# umwelt disc



## whistlinggypsy (May 1, 2005)

I have a small problem that someone may be able too help me with, (hopefully Boff). 

I recently received my umwelt disc and i have placed it on my windscreen as directed, but sadly a few day's ago i started getting a crack in the screen, as it is not in my line of vision yet the screen does not need replacing but i know that eventually i will have to replace the screen. 

The problem is that the umwelt disc's are designed to be a permanent fixture and cannot be removed without total destruction. 
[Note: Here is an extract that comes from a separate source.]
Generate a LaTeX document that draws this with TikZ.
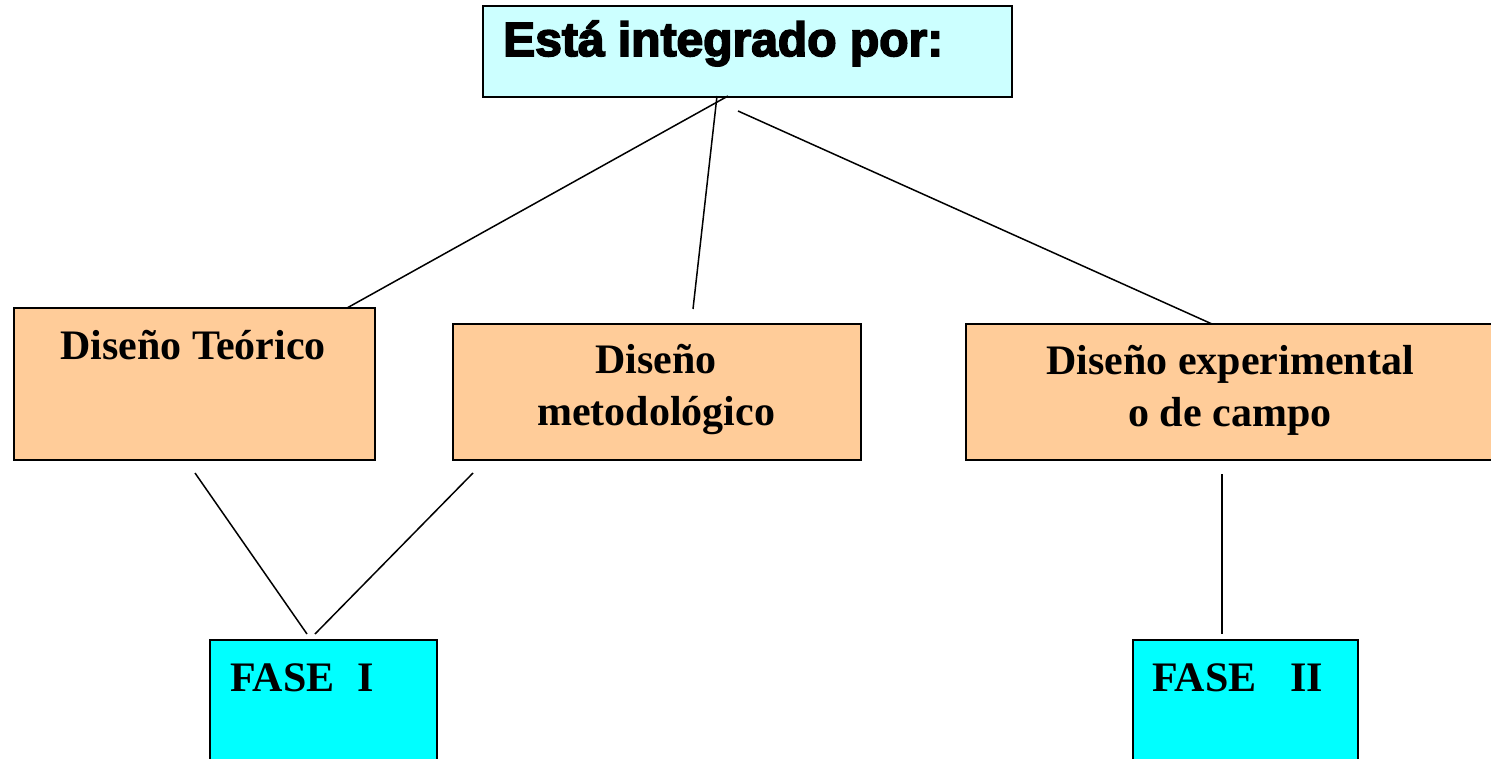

I speak a little german but not enough too converse with the umwelt department concerned so how would one go around getting a replacement or explain what has happened.

Bob


----------



## whistlinggypsy (May 1, 2005)

Thank you Gerhard, for the swift response by PM and for the explanation of what i need to do.

Regards

Bob


----------



## richard863 (May 1, 2005)

Good morning Bob & Gerhard

I too need a replacement for my tow cars cracked windscreen.
I was going to pop the question in Polch in a couple of weeks time, but as you know the answer please give us all, the gen. 

Kind regards


----------



## whistlinggypsy (May 1, 2005)

Richard, the simply reply from Gerhard is yes you do have too replace the disc, now in my case i have sent an email to the Koln Stadt office i got mine from requesting a replacement and i am awaiting a reply.

In your case Richard as you are going to Germany shortly you can replace it at any of the normal issueing offices.

Gerhard also explained that there have been discussions in Germany on the very subject, so in the future they may come up with a easier solution in replacing the disc due too windscreen failure.


----------



## richard863 (May 1, 2005)

Hi Bob thanks for the reply. I take it you have to pay again?
It would be nice if you didn't, but then perhaps they wouldn't have invented this new stealth tax.
Best wishes


----------



## whistlinggypsy (May 1, 2005)

Richard, as far as paying again i have asked the question in my email, i have no problem with paying again as they will post one to me (hopefully) but why in the first place make a disc so secure surely if someone wanted one they would copy it before sticking it on the screen. 

And another thing there must be many vehicles that will require replacement for damaged screens so are they not just making loads of work for everyone.

Bob


----------